Dafydd Gibbon, Universität Bielefeld
Fieldwork Computing: PDA applications
The present contribution reports on the use of a ubiquitous ultra-mobile device, a Palm PDA, for a number of fieldwork tasks since 1998, the most important of which are interview prompting and metadata collection. A PDA is not a fully adequate substitute for a laptop, particularly where large screen operations for word processing signal processing are required, but modern PDAs include networking, mass storage and audio facilities, and can perform many of the tasks normally performed on a laptop, but more cheaply and (an important criterion for participant observer situations) inconspicuously.
Ubiquitous computing has become a multifunctional buzzword in the past half-decade, standing for portability, interoperability, platform-independence, open access, accessibility, e-inclusiveness and many other dimensions of generality in the use of computing facilities.

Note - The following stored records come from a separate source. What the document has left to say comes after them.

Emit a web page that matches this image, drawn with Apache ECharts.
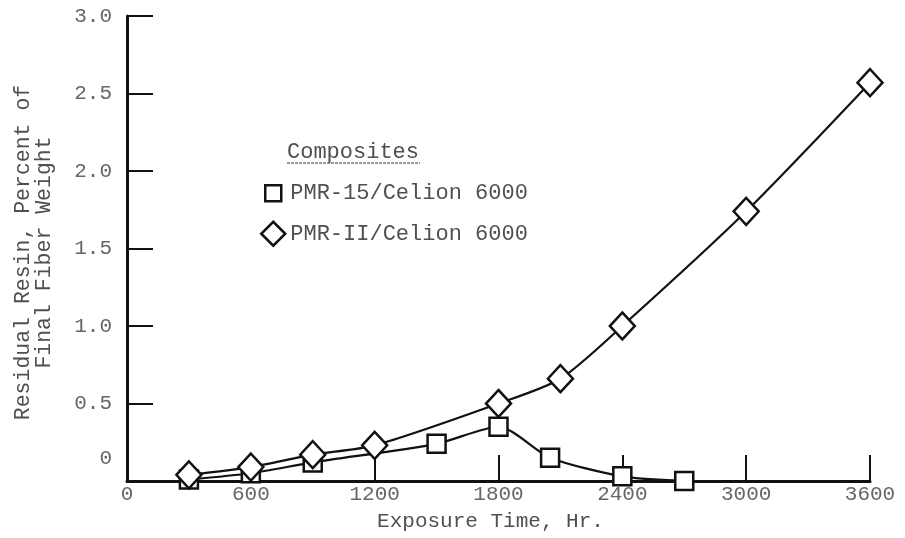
<!DOCTYPE html>
<html>
<head>
<meta charset="utf-8">
<script src="https://cdn.jsdelivr.net/npm/echarts@6/dist/echarts.min.js"></script>
<style>html,body{margin:0;padding:0;background:#fff}#c{width:905px;height:538px}</style>
</head>
<body>
<div id="c"></div>
<script>
// Exposure time, hr (x) and residual resin, % of final fiber weight (y)
var pmr15Hours = [300, 600, 900, 1500, 1800, 2050, 2400, 2700];
var pmr15Resin = [0.01, 0.05, 0.12, 0.24, 0.35, 0.15, 0.03, 0.0];
var pmr2Hours = [300, 600, 900, 1200, 1800, 2100, 2400, 3000, 3600];
var pmr2Resin = [0.04, 0.09, 0.17, 0.23, 0.50, 0.66, 1.0, 1.74, 2.57];
var seriesNames = ['PMR-15/Celion 6000', 'PMR-II/Celion 6000'];
var legendTitle = 'Composites';
var xTitle = 'Exposure Time, Hr.';
var yTitle = 'Residual Resin, Percent of\nFinal Fiber Weight';
var xTicks = [0, 600, 1200, 1800, 2400, 3000, 3600];
var yTicks = [0, 0.5, 1.0, 1.5, 2.0, 2.5, 3.0];

function pairs(xs, ys) { return xs.map(function (x, i) { return [x, ys[i]]; }); }

var mono = '"Liberation Mono", "DejaVu Sans Mono", monospace';
var ink = '#111';
var chart = echarts.init(document.getElementById('c'), null, {renderer: 'canvas'});
chart.setOption({
  backgroundColor: '#fff',
  animation: false,
  grid: {left: 127, right: 35, top: 16, bottom: 57, containLabel: false},
  title: {
    text: legendTitle, left: 282, top: 136,
    textStyle: {fontFamily: mono, fontSize: 22, fontWeight: 'normal', color: '#505050'}
  },
  graphic: [{
    type: 'line', shape: {x1: 287, y1: 163, x2: 420, y2: 163},
    style: {stroke: '#777', lineWidth: 1.5, lineDash: [3, 1]}
  }],
  legend: {
    orient: 'vertical', left: 255, top: 175, itemWidth: 24, itemHeight: 24, itemGap: 14,
    textStyle: {fontFamily: mono, fontSize: 22, color: '#505050'},
    data: [
      {name: seriesNames[0], icon: 'path://M0,0M4,4H20V20H4ZM24,24',
       itemStyle: {color: '#fff', borderColor: ink, borderWidth: 2.5}},
      {name: seriesNames[1], icon: 'diamond',
       itemStyle: {color: '#fff', borderColor: ink, borderWidth: 2.5}}
    ]
  },
  xAxis: {
    type: 'value', min: 0, max: 3600, interval: 600,
    name: xTitle, nameLocation: 'middle', nameGap: 30,
    nameTextStyle: {fontFamily: mono, fontSize: 21, color: '#505050', padding: [0, 16, 0, 0]},
    axisLine: {show: true, onZero: false, lineStyle: {color: ink, width: 3}},
    axisTick: {show: true, inside: true, length: 26, lineStyle: {color: ink, width: 2}},
    axisLabel: {fontFamily: mono, fontSize: 21, color: '#666', margin: 3,
      customValues: xTicks,
      formatter: function (v) { return String(v); }},
    splitLine: {show: false}
  },
  yAxis: {
    type: 'value', min: 0, max: 3, interval: 0.5,
    name: yTitle, nameLocation: 'middle', nameGap: 72, nameRotate: 90,
    nameTextStyle: {fontFamily: mono, fontSize: 21.5, lineHeight: 21, color: '#505050', align: 'center',
      padding: [0, 8, 0, 0]},
    axisLine: {show: true, lineStyle: {color: ink, width: 3}},
    axisTick: {show: true, inside: true, length: 26, lineStyle: {color: ink, width: 2}},
    axisLabel: {
      fontFamily: mono, fontSize: 21, color: '#666', margin: 15,
      customValues: yTicks,
      formatter: function (v) { return v === 0 ? '{z|0}' : v.toFixed(1); },
      rich: {z: {fontFamily: mono, fontSize: 21, color: '#666', padding: [0, 0, 46, 0]}}
    },
    splitLine: {show: false}
  },
  series: [
    {
      name: seriesNames[0], type: 'line', data: pairs(pmr15Hours, pmr15Resin),
      smooth: 0.25, clip: false, symbol: 'rect', symbolSize: 18,
      lineStyle: {color: ink, width: 2.2},
      itemStyle: {color: '#fff', borderColor: ink, borderWidth: 2.5},
      z: 3
    },
    {
      name: seriesNames[1], type: 'line', data: pairs(pmr2Hours, pmr2Resin),
      smooth: 0.25, clip: false, symbol: 'diamond', symbolSize: [25, 27],
      lineStyle: {color: ink, width: 2.2},
      itemStyle: {color: '#fff', borderColor: ink, borderWidth: 2.5},
      z: 4
    }
  ]
});
</script>
</body>
</html>
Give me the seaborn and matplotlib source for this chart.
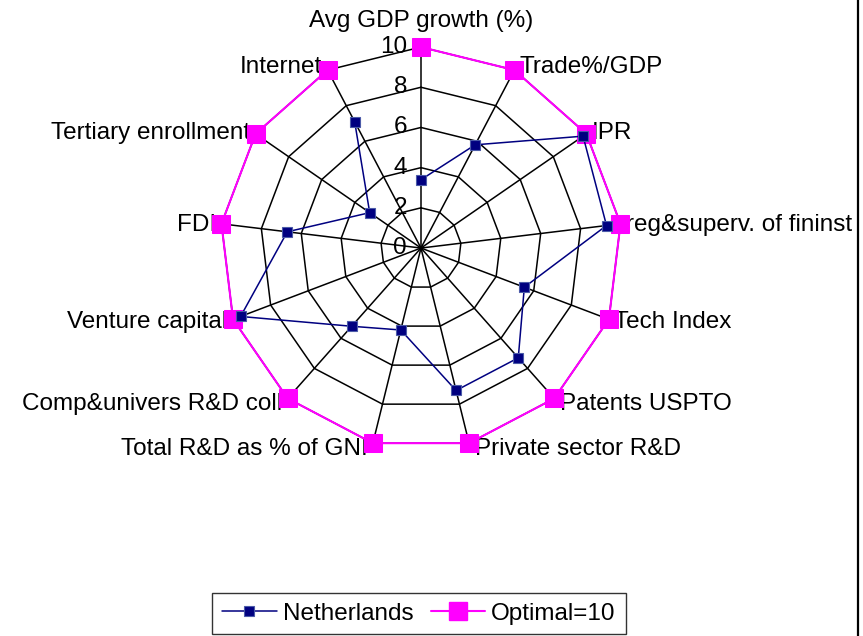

Applied to the fieldwork context, ubiquity has two main dimensions: first, ultra-mobility; second, interoperable resource formats. There are many other more specific issues, of course.
The first criterion, ultra-mobility, encompasses a number of related criteria of usability and ergonomic suitability. Laptops are widely used in the field, with well-known computational linguistic tools such as phonetic annotation and analysis tools auch as Praat, by Boersma and Weenink, or the SIL tools, and SIL's lexicography workbench "Toolbox", as well as other database and word processing utilities. However, laptops require power supplies, which can cause problems in isolated regions, even if adequately proportioned solar panels, or car batteries are available. In the fieldwork context there are many jobs which can be done at least as efficiently by simpler equipment, in particular handheld PDAs, which have a number of advantages in the field, including the following: very light power consumption; low cost (the simpler Palm PDAs for $100 or less are perfectly adequate); small, inconspicuous size, which is advantageous both for transport and storage, and during deployment in the field.
The second criterion, interoperable resource formats, pertains to the interfacing of the resources created by an ultra-mobile device. In the PDA applications on which the present report is based, the two main formats are text (both free and partially structured in terms of lists), and tables (database relations).
The text format is used for a number of purposes. First, pre-prepared texts are used for standardised interviews, for instance word-list and word-field based lexicography, and sentence elicitation. Second, informal note-taking and diary-keeping are necessary further activities, which are easily performed on a PDA, especially if a PDA keyboard is used.
Database formats have two main uses for database formats. The first is, rather obviously for metadata. With a suitable graphical interface, the collation of metadata using drop-down menus, pick lists, and time and date widgets is very efficient and inconspicuous, using stylus and touch-screen, so that the usual inertia involved in metadata collection is reduced to an absolute minimum. The database was pre-structured using a relevant subset of Dublin Core, IMDI and OLAC elements, but enhanced by task-specific metadata categories covering phonetic data (laryngograph recordings for tone measurements, and airflow recordings for obstruent measurements.
The present contribution describes both a coherent concept and architecture for PDA-based ubiquitous computing in the field, and demonstrates the practical use of several of these techniques with different generations of Palm PDA.